The way I work now is to ask myself, ‘What would you shoot if this had to be great?’ rather than anything resembling, ‘How do I get this job?’.
Comedy and being funny is a serious business, especially when it comes to hitting the funny bone in the confines of a 15-, 30- or 60-second spot. “Advertising comedy is a weird thing. When it works it behaves much more like curated journalism than ‘comedy’ as we normally think of it. Your audience hates you and you have 27 seconds (longer if you’re lucky) to set it up and make it funny. This is what we’re working within and so it adds up that it’s very different from making sketch comedy, or a movie or something. This is why non-ad directors tend to make awful ads. They aren’t good at it.

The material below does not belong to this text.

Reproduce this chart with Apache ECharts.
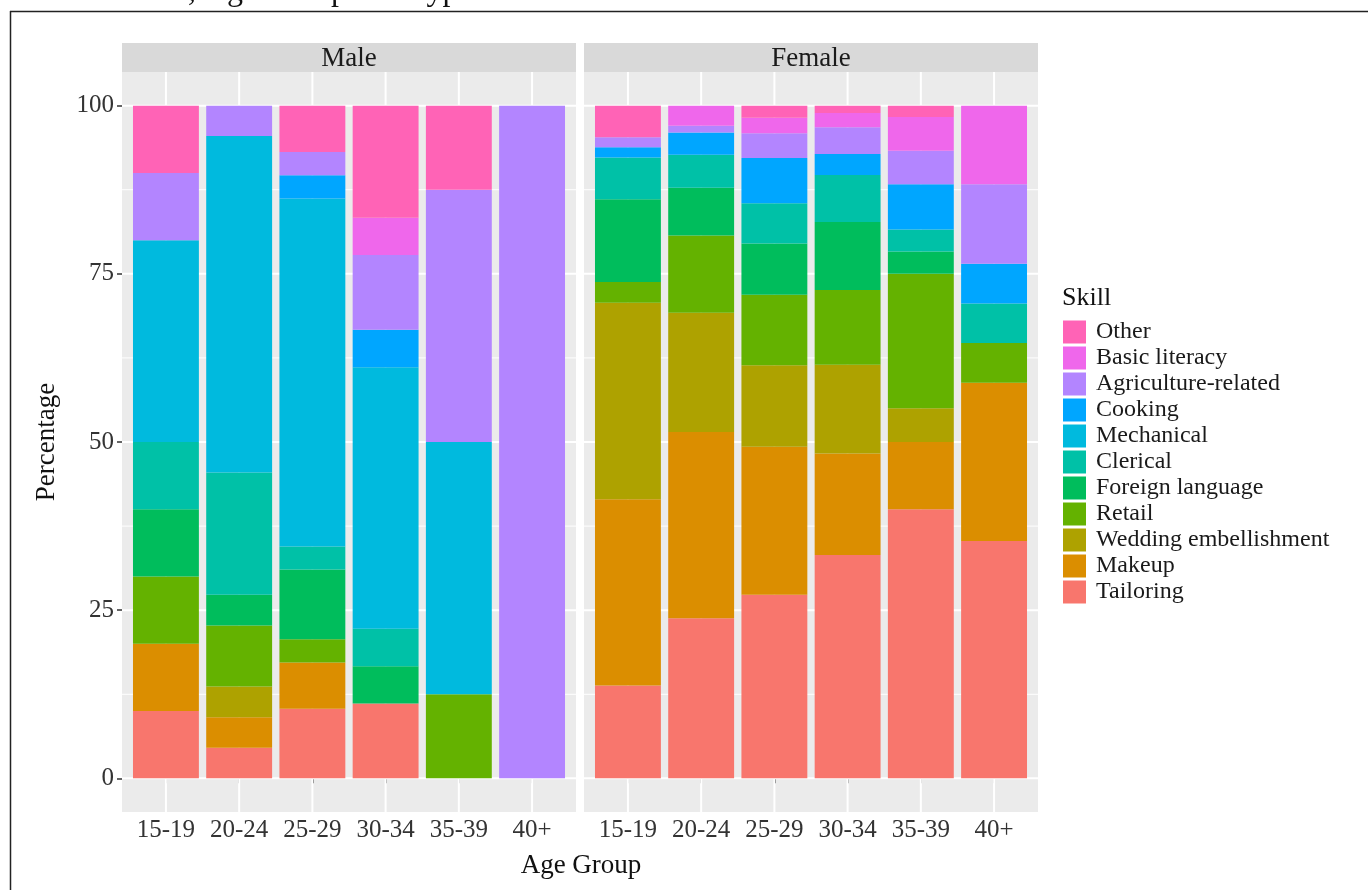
<!DOCTYPE html>
<html>
<head>
<meta charset="utf-8">
<script src="https://cdn.jsdelivr.net/npm/echarts@6/dist/echarts.min.js"></script>
<style>
html,body{margin:0;padding:0;background:#fff;}
#chart{width:1368px;height:890px;}
</style>
</head>
<body>
<div id="chart"></div>
<script>
// ---- data ----
const ages = ['15-19', '20-24', '25-29', '30-34', '35-39', '40+'];
const agePos = [1, 2, 3, 4, 5, 6];
const skills = ['Tailoring', 'Makeup', 'Wedding embellishment', 'Retail', 'Foreign language',
  'Clerical', 'Mechanical', 'Cooking', 'Agriculture-related', 'Basic literacy', 'Other'];
const yTicks = [0, 25, 50, 75, 100];
const yMinorTicks = [12.5, 37.5, 62.5, 87.5];
const panels = ['Male', 'Female'];

// Male, percentage per age group
const maleTailoring   = [10, 4.55, 10.34, 11.11, 0, 0];
const maleMakeup      = [10, 4.55, 6.9, 0, 0, 0];
const maleWedding     = [0, 4.55, 0, 0, 0, 0];
const maleRetail      = [10, 9.09, 3.45, 0, 12.5, 0];
const maleForeign     = [10, 4.55, 10.34, 5.56, 0, 0];
const maleClerical    = [10, 18.18, 3.45, 5.56, 0, 0];
const maleMechanical  = [30, 50, 51.72, 38.89, 37.5, 0];
const maleCooking     = [0, 0, 3.45, 5.56, 0, 0];
const maleAgriculture = [10, 4.53, 3.45, 11.11, 37.5, 100];
const maleLiteracy    = [0, 0, 0, 5.56, 0, 0];
const maleOther       = [10, 0, 6.9, 16.65, 12.5, 0];

// Female, percentage per age group
const femaleTailoring   = [13.8, 23.8, 27.3, 33.2, 40, 35.3];
const femaleMakeup      = [27.7, 27.7, 22.0, 15.1, 10, 23.5];
const femaleWedding     = [29.2, 17.7, 12.1, 13.2, 5, 0];
const femaleRetail      = [3.1, 11.5, 10.5, 11.1, 20, 5.9];
const femaleForeign     = [12.3, 7.1, 7.6, 10.1, 3.3, 0];
const femaleClerical    = [6.2, 4.9, 6.0, 7.0, 3.3, 5.9];
const femaleMechanical  = [0, 0, 0, 0, 0, 0];
const femaleCooking     = [1.5, 3.3, 6.7, 3.1, 6.7, 5.9];
const femaleAgriculture = [1.5, 1.0, 3.7, 4.0, 5, 11.8];
const femaleLiteracy    = [0, 3.0, 2.3, 2.1, 5, 11.7];
const femaleOther       = [4.7, 0, 1.8, 1.1, 1.7, 0];

const maleValues = [maleTailoring, maleMakeup, maleWedding, maleRetail, maleForeign, maleClerical,
  maleMechanical, maleCooking, maleAgriculture, maleLiteracy, maleOther];
const femaleValues = [femaleTailoring, femaleMakeup, femaleWedding, femaleRetail, femaleForeign, femaleClerical,
  femaleMechanical, femaleCooking, femaleAgriculture, femaleLiteracy, femaleOther];

// ---- styles ----
const colors = ['#F8766D', '#DB8E00', '#AEA200', '#64B200', '#00BD5C', '#00C1A7',
  '#00BADE', '#00A6FF', '#B385FF', '#EF67EB', '#FF63B6'];
const FONT = '"Liberation Serif", "Times New Roman", serif';
const panelLeft = [122, 584];
const panelTop = 72, panelW = 454, panelH = 740;
const stripTop = 43, stripH = 29;
const unitPx = panelW / 6.2;   // ggplot discrete expansion of 0.6 on each side

const chart = echarts.init(document.getElementById('chart'), null, { renderer: 'canvas' });

const grids = [], xAxes = [], yAxes = [], series = [];
// panel grids (0,1): background, gridlines, ticks, labels
panels.forEach((p, g) => {
  grids.push({
    left: panelLeft[g], top: panelTop, width: panelW, height: panelH,
    show: true, backgroundColor: '#EBEBEB', borderWidth: 0, containLabel: false, z: 0
  });
  xAxes.push({
    type: 'value', gridIndex: g, min: 0.4, max: 6.6,
    splitLine: { show: false }, axisLine: { show: false },
    axisTick: { show: true, customValues: agePos, length: 5, lineStyle: { color: '#333333', width: 1.5 } },
    axisLabel: {
      customValues: agePos, margin: 6, fontSize: 25, fontFamily: FONT, color: '#333333',
      formatter: v => ages[Math.round(v) - 1] || ''
    }
  });
  yAxes.push({
    type: 'value', gridIndex: g, min: -5, max: 105,
    splitLine: { show: false }, axisLine: { show: false },
    axisTick: { show: g === 0, customValues: yTicks, length: 5, lineStyle: { color: '#333333', width: 1.5 } },
    axisLabel: { show: g === 0, customValues: yTicks, margin: 8, fontSize: 25, fontFamily: FONT, color: '#333333' }
  });
  const hLine = (vals, w) => ({
    type: 'custom', xAxisIndex: g, yAxisIndex: g, z: 1, silent: true,
    data: vals.map(v => [agePos[0], v]),
    renderItem: (params, api) => {
      const cs = params.coordSys;
      const y = api.coord([agePos[0], api.value(1)])[1];
      return { type: 'line', shape: { x1: cs.x, y1: y, x2: cs.x + cs.width, y2: y },
        style: { stroke: '#FFFFFF', lineWidth: w } };
    }
  });
  series.push(hLine(yMinorTicks, 1));
  series.push(hLine(yTicks, 2));
  series.push({
    type: 'custom', xAxisIndex: g, yAxisIndex: g, z: 1, silent: true,
    data: agePos.map(v => [v, 50]),
    renderItem: (params, api) => {
      const cs = params.coordSys;
      const x = api.coord([api.value(0), 50])[0];
      return { type: 'line', shape: { x1: x, y1: cs.y, x2: x, y2: cs.y + cs.height },
        style: { stroke: '#FFFFFF', lineWidth: 2 } };
    }
  });
});
// bar grids (2,3): inner band region, category axis, hidden axes
panels.forEach((p, g) => {
  const gi = g + 2;
  grids.push({
    left: panelLeft[g] + unitPx * 0.1, top: panelTop, width: unitPx * 6, height: panelH,
    show: false, containLabel: false
  });
  xAxes.push({
    type: 'category', gridIndex: gi, data: ages, boundaryGap: true,
    axisLine: { show: false }, axisTick: { show: false }, axisLabel: { show: false }, splitLine: { show: false }
  });
  yAxes.push({
    type: 'value', gridIndex: gi, min: -5, max: 105,
    axisLine: { show: false }, axisTick: { show: false }, axisLabel: { show: false }, splitLine: { show: false }
  });
  const vals = g === 0 ? maleValues : femaleValues;
  skills.forEach((s, i) => {
    series.push({
      type: 'bar', name: s, xAxisIndex: gi, yAxisIndex: gi, stack: 'panel' + g, z: 2,
      barWidth: '90%', itemStyle: { color: colors[i] },
      data: vals[i]
    });
  });
});

const graphics = [
  { type: 'text', x: 140, y: -8, style: { text: 'Sex, Age Group and Type of Skill', font: '32px ' + FONT, fill: '#111', textAlign: 'left', align: 'left', textVerticalAlign: 'middle', verticalAlign: 'middle' } },
  { type: 'line', shape: { x1: 10, y1: 11.5, x2: 1368, y2: 11.5 }, style: { stroke: '#222', lineWidth: 1.5 } },
  { type: 'line', shape: { x1: 10.5, y1: 11, x2: 10.5, y2: 890 }, style: { stroke: '#222', lineWidth: 1.5 } },
  { type: 'text', x: 47, y: 442, rotation: Math.PI / 2, style: { text: 'Percentage', font: '27px ' + FONT, fill: '#111', textAlign: 'center', align: 'center', textVerticalAlign: 'middle', verticalAlign: 'middle' } },
  { type: 'text', x: 581, y: 866, style: { text: 'Age Group', font: '27px ' + FONT, fill: '#111', textAlign: 'center', align: 'center', textVerticalAlign: 'middle', verticalAlign: 'middle' } },
  { type: 'text', x: 1062, y: 298, style: { text: 'Skill', font: '26px ' + FONT, fill: '#111', textAlign: 'left', align: 'left', textVerticalAlign: 'middle', verticalAlign: 'middle' } }
];
panels.forEach((p, g) => {
  graphics.push({ type: 'rect', shape: { x: panelLeft[g], y: stripTop, width: panelW, height: stripH }, style: { fill: '#D9D9D9' } });
  graphics.push({ type: 'text', x: panelLeft[g] + panelW / 2, y: stripTop + stripH / 2 + 1, style: { text: p, font: '27px ' + FONT, fill: '#1A1A1A', textAlign: 'center', align: 'center', textVerticalAlign: 'middle', verticalAlign: 'middle' } });
});

chart.setOption({
  animation: false,
  backgroundColor: '#FFFFFF',
  grid: grids,
  xAxis: xAxes,
  yAxis: yAxes,
  legend: {
    data: skills.slice().reverse(),
    orient: 'vertical', left: 1063, top: 320, padding: 0,
    itemWidth: 23, itemHeight: 23, itemGap: 2, icon: 'rect',
    selectedMode: false,
    textStyle: { fontSize: 24, fontFamily: FONT, color: '#1A1A1A', padding: [0, 0, 0, 5], lineHeight: 23 }
  },
  graphic: graphics,
  series: series
});
</script>
</body>
</html>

Why should they be?”
The ones who are good at it, he adds, include Revolver’s Co-Founder Steve Rogers, whose big hitters include the Tourism Australia Dundee Super Bowl spot from 2018, which corralled a star-studded cast that included Margot Robbie, Hugh Jackman and Russell Crowe, and was watched by a 100 million people.
Of his own work, however, he’s more reticent in choosing a favourite. “Once I’ve seen the final cut, that’s generally the last time I think about a thing I did,” he admits. “Although I do find that my stop-motion stuff feels like my rhythm, so it’s easy for me to not hate it upon re-watch. I like the snake guy,” he adds. “That was funny.”